SWinGS: Sliding Windows for Dynamic 3D Gaussian Splatting
Richard Shaw, Michal Nazarczuk, Jifei Song, Arthur Moreau, Sibi Catley-Chandar, Helisa Dhamo, Eduardo Perez-Pellitero
TL;DR
SWinGS addresses dynamic scene rendering by extending 3D Gaussian Splatting with temporally-local canonical spaces organized into adaptive sliding windows. Each window trains an independent dynamic 3DGS model with a temporally-local deformation field learned by a tunable MLP, guided by blending parameters that separate static and dynamic components. An adaptive windowing strategy based on optical-flow magnitudes and a self-supervised temporal consistency fine-tuning stage jointly suppress inter-window flickering and preserve visual quality. The approach yields high-quality, temporally coherent renderings at real-time rates on challenging multi-view datasets, outperforming several State-of-the-Art methods in PSNR, SSIM, and perceptual video quality metrics.
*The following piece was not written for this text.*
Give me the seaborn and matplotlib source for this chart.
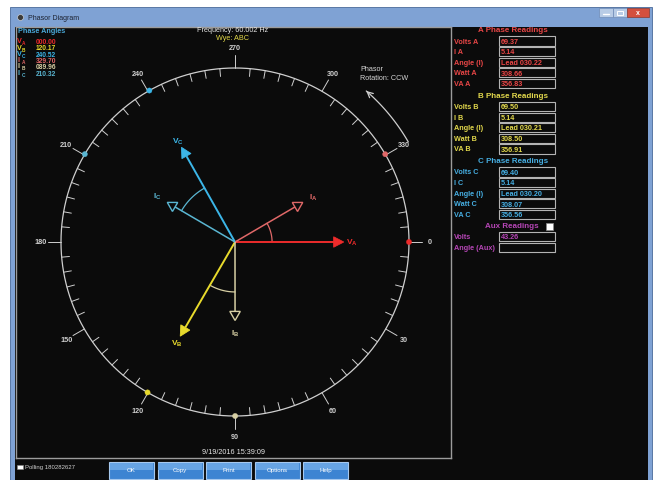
import numpy as np
import matplotlib
matplotlib.use("Agg")
import matplotlib.pyplot as plt
import seaborn as sns
from matplotlib.patches import Rectangle, Polygon

# values
phasors = ["VA", "VB", "VC", "IA", "IB", "IC"]
phasor_angles = [0.00, 120.17, 240.52, 329.70, 89.96, 210.32]
phasor_mags = [69.37, 69.50, 69.40, 5.14, 5.14, 5.14]
angle_text = ["000.00", "120.17", "240.52", "329.70", "089.96", "210.32"]

frequency = "60.002"
wiring = "ABC"
timestamp = "9/19/2016 15:39:09"
polling = "180282627"

phases = ["A", "B", "C"]
volts = ["69.37", "69.50", "69.40"]
amps = ["5.14", "5.14", "5.14"]
pf_angle = ["Lead 030.22", "Lead 030.21", "Lead 030.20"]
watts = ["308.66", "308.50", "308.07"]
va = ["356.83", "356.91", "356.56"]
aux_volts = "43.26"

dial_labels = list(range(0, 360, 30))
buttons = ["OK", "Copy", "Print", "Options", "Help"]

# styling
col = {"VA": "#ee2b2b", "IA": "#e06868", "VB": "#e8da2c", "IB": "#d8d0a4",
       "VC": "#3cb6e8", "IC": "#5ab6d2"}
phase_col = {"A": "#e84646", "B": "#e2d84c", "C": "#46aee2", "Aux": "#b646b6"}
v_full, i_full = 111.0, 11.4
FS = 5.2

sns.set_theme(style="dark")
plt.rcParams["font.family"] = ["Liberation Sans", "DejaVu Sans"]

W, H = 659, 481
fig = plt.figure(figsize=(W / 100, H / 100), dpi=100)
fig.patch.set_facecolor("white")

# window chrome, pixel coordinates
bg = fig.add_axes([0, 0, 1, 1])
bg.set_xlim(0, W)
bg.set_ylim(H, 0)
bg.axis("off")
bg.add_patch(Rectangle((10, 8), 642, 480, fc="#7fa2d4", ec="#4a6a9a", lw=0.6))
grad = np.linspace(0, 1, 20)[:, None] * np.ones((1, 50))
bg.imshow(grad, extent=(11, 651, 28, 9), aspect="auto",
          cmap=matplotlib.colors.LinearSegmentedColormap.from_list("t", ["#c4d8f0", "#8fb0dc"]))
bg.add_patch(Rectangle((15, 28), 633, 460, fc="#0b0b0b", ec="none"))
bg.add_patch(Rectangle((599, 9), 14, 9, fc="#b8cce6", ec="#6f8cb8", lw=0.5))
bg.add_patch(Rectangle((613, 9), 14, 9, fc="#b8cce6", ec="#6f8cb8", lw=0.5))
bg.add_patch(Rectangle((627, 9), 22, 9, fc="#d4503e", ec="#8a3a30", lw=0.5))
bg.plot([603, 609], [15, 15], color="white", lw=1)
bg.add_patch(Rectangle((617, 11.5), 6, 4, fc="none", ec="white", lw=0.7))
bg.text(638, 13.5, "x", color="white", fontsize=5, ha="center", va="center", weight="bold")
bg.scatter([20], [18], s=18, c="#3a3a3a", edgecolors="#dddddd", linewidths=0.4)
bg.set_xlim(0, W)
bg.set_ylim(H, 0)

# phasor diagram
cx, cy, R = 235, 243, 174
x0, x1, y0, y1 = 16, 451, 28, 459
ax = fig.add_axes([x0 / W, 1 - y1 / H, (x1 - x0) / W, (y1 - y0) / H])
ax.set_xlim((x0 - cx) / R, (x1 - cx) / R)
ax.set_ylim((y1 - cy) / R, (y0 - cy) / R)
ax.set_facecolor("#0b0b0b")
ax.grid(False)
ax.set_xticks([])
ax.set_yticks([])
for s in ax.spines.values():
    s.set_visible(True)
    s.set_color("#9c9c9c")
    s.set_linewidth(1.0)

ring = "#cfcfcf"
t = np.linspace(0, 2 * np.pi, 721)
ax.plot(np.cos(t), np.sin(t), color=ring, lw=0.9)
for a in range(0, 360, 5):
    c, s = np.cos(np.radians(a)), np.sin(np.radians(a))
    if a % 30:
        ax.plot([c, 0.955 * c], [s, 0.955 * s], color=ring, lw=0.7)
    else:
        ax.plot([c, 1.075 * c], [s, 1.075 * s], color=ring, lw=0.7)
for a in dial_labels:
    c, s = np.cos(np.radians(a)), np.sin(np.radians(a))
    ax.text(1.12 * c, 1.12 * s, str(a), color=ring, fontsize=5.2,
            ha="center", va="center", weight="bold")

ang = np.radians(phasor_angles)
sns.scatterplot(x=np.cos(ang), y=np.sin(ang), hue=phasors, palette=col, s=14,
                edgecolor=None, legend=False, ax=ax, zorder=6)

# angle arcs between V and I of each phase
for p, r in zip(phases, [0.213, 0.287, 0.356]):
    av = phasor_angles[phasors.index("V" + p)]
    ai = phasor_angles[phasors.index("I" + p)]
    if abs(av - ai) > 180:
        av += 360
    tt = np.radians(np.linspace(min(av, ai), max(av, ai), 40))
    ax.plot(r * np.cos(tt), r * np.sin(tt), color=col["I" + p], lw=0.9)

for name, a_deg, mag in zip(phasors, phasor_angles, phasor_mags):
    is_v = name[0] == "V"
    L = mag / (v_full if is_v else i_full)
    a = np.radians(a_deg)
    u = np.array([np.cos(a), np.sin(a)])
    n = np.array([-u[1], u[0]])
    hl, hw = (0.058, 0.030) if is_v else (0.052, 0.030)
    tip, base = L * u, (L - hl) * u
    ax.plot([0, base[0]], [0, base[1]], color=col[name], lw=1.4 if is_v else 1.1,
            solid_capstyle="butt")
    head = [tip, base + hw * n, base - hw * n]
    if is_v:
        ax.add_patch(Polygon(head, closed=True, fc=col[name], ec=col[name], lw=0.6, zorder=4))
    else:
        ax.add_patch(Polygon(head, closed=True, fc="#0b0b0b", ec=col[name], lw=1.0, zorder=4))
    lp = (L + (0.045 if is_v else 0.07)) * u
    ax.text(lp[0], lp[1], name[0] + r"$_\mathregular{" + name[1] + "}$", color=col[name],
            fontsize=6, ha="center", va="center", weight="bold")

# rotation arrow
tr = np.radians(np.linspace(330, 311, 40))
ax.plot(1.15 * np.cos(tr), 1.15 * np.sin(tr), color=ring, lw=0.9)
ax.annotate("", xy=(1.15 * np.cos(tr[-1]), 1.15 * np.sin(tr[-1])),
            xytext=(1.15 * np.cos(tr[-4]), 1.15 * np.sin(tr[-4])),
            arrowprops=dict(arrowstyle="->", color=ring, lw=0.9, mutation_scale=10))

# overlay for all screen text
ov = fig.add_axes([0, 0, 1, 1])
ov.set_xlim(0, W)
ov.set_ylim(H, 0)
ov.axis("off")
ov.patch.set_alpha(0)

ov.text(28, 18.5, "Phasor Diagram", color="#1c2230", fontsize=5, va="center")
ov.text(18, 31.5, "Phase Angles", color="#4aa8d8", fontsize=FS, weight="bold", va="center")
for k, (name, txt) in enumerate(zip(phasors, angle_text)):
    y = 42.5 + 6.3 * k
    ov.text(17, y - 0.8, name[0], color=col[name], fontsize=5.2, weight="bold", va="center")
    ov.text(21.5, y + 1.2, name[1], color=col[name], fontsize=3.4, weight="bold", va="center")
    ov.text(36, y, txt, color=col[name], fontsize=4.8, weight="bold", va="center")
ov.text(233, 30.5, f"Frequency: {frequency} Hz", color="#e6e6e6", fontsize=FS,
        ha="center", va="center")
ov.text(233, 39, f"Wye: {wiring}", color="#e2d848", fontsize=FS, ha="center", va="center")
ov.text(360, 66, "Phasor\nRotation: CCW", color="#d6d6d6", fontsize=FS, va="top",
        linespacing=1.35)
ov.text(233, 453, timestamp, color="#e6e6e6", fontsize=FS, ha="center", va="center")

# readings panel
rows = [("Volts {}", volts), ("I {}", amps), ("Angle (I)", pf_angle), ("Watt {}", watts), ("VA {}", va)]
for k, p in enumerate(phases):
    hy = 30.5 + 65.5 * k
    ov.text(513, hy, f"{p} Phase Readings", color=phase_col[p], fontsize=FS + 0.6,
            weight="bold", ha="center", va="center")
    for j, (lab, vals) in enumerate(rows):
        y = hy + 11.5 + 10.6 * j
        ov.text(454, y, lab.format(p), color=phase_col[p], fontsize=FS, weight="bold", va="center")
        ov.add_patch(Rectangle((499, y - 4.6), 56, 9.2, fc="#0b0b0b", ec="#b4b4b4", lw=0.8))
        ov.text(501, y + 0.3, vals[k], color=phase_col[p], fontsize=FS, weight="bold", va="center")
hy = 30.5 + 65.5 * 3
ov.text(512, hy, "Aux Readings", color=phase_col["Aux"], fontsize=FS + 0.6, weight="bold",
        ha="center", va="center")
ov.add_patch(Rectangle((546, hy - 3.5), 6.5, 7, fc="white", ec="#888888", lw=0.5))
for j, (lab, val) in enumerate([("Volts", aux_volts), ("Angle (Aux)", "")]):
    y = hy + 10.5 + 10.6 * j
    ov.text(454, y, lab, color=phase_col["Aux"], fontsize=FS, weight="bold", va="center")
    ov.add_patch(Rectangle((499, y - 4.6), 56, 9.2, fc="#0b0b0b", ec="#b4b4b4", lw=0.8))
    ov.text(501, y + 0.3, val, color=phase_col["Aux"], fontsize=FS, weight="bold", va="center")

# bottom bar
ov.add_patch(Rectangle((17, 465.5), 6, 4.5, fc="white", ec="#888888", lw=0.4))
ov.text(25, 468, f"Polling {polling}", color="#cfcfcf", fontsize=4.3, va="center")
for k, b in enumerate(buttons):
    bx = 109 + 48.6 * k
    ov.add_patch(Rectangle((bx, 463), 45, 17, fc="#3d84d2", ec="#a6c8ee", lw=0.8))
    ov.add_patch(Rectangle((bx + 0.8, 463.8), 43.4, 7, fc="#67a4e4", ec="none"))
    ov.text(bx + 22.5, 471, b, color="white", fontsize=4.4, ha="center", va="center")

fig.savefig("out.png", dpi=100, facecolor="white")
Overall, SWinGS provides a scalable, robust framework for dynamic NeRF-like rendering using dynamic 3D Gaussians and differentiable rasterization.
Abstract
Novel view synthesis has shown rapid progress recently, with methods capable of producing increasingly photorealistic results. 3D Gaussian Splatting has emerged as a promising method, producing high-quality renderings of scenes and enabling interactive viewing at real-time frame rates. However, it is limited to static scenes. In this work, we extend 3D Gaussian Splatting to reconstruct dynamic scenes. We model a scene's dynamics using dynamic MLPs, learning deformations from temporally-local canonical representations to per-frame 3D Gaussians. To disentangle static and dynamic regions, tuneable parameters weigh each Gaussian's respective MLP parameters, improving the dynamics modelling of imbalanced scenes. We introduce a sliding window training strategy that partitions the sequence into smaller manageable windows to handle arbitrary length scenes while maintaining high rendering quality. We propose an adaptive sampling strategy to determine appropriate window size hyperparameters based on the scene's motion, balancing training overhead with visual quality. Training a separate dynamic 3D Gaussian model for each sliding window allows the canonical representation to change, enabling the reconstruction of scenes with significant geometric changes. Temporal consistency is enforced using a fine-tuning step with self-supervising consistency loss on randomly sampled novel views. As a result, our method produces high-quality renderings of general dynamic scenes with competitive quantitative performance, which can be viewed in real-time in our dynamic interactive viewer.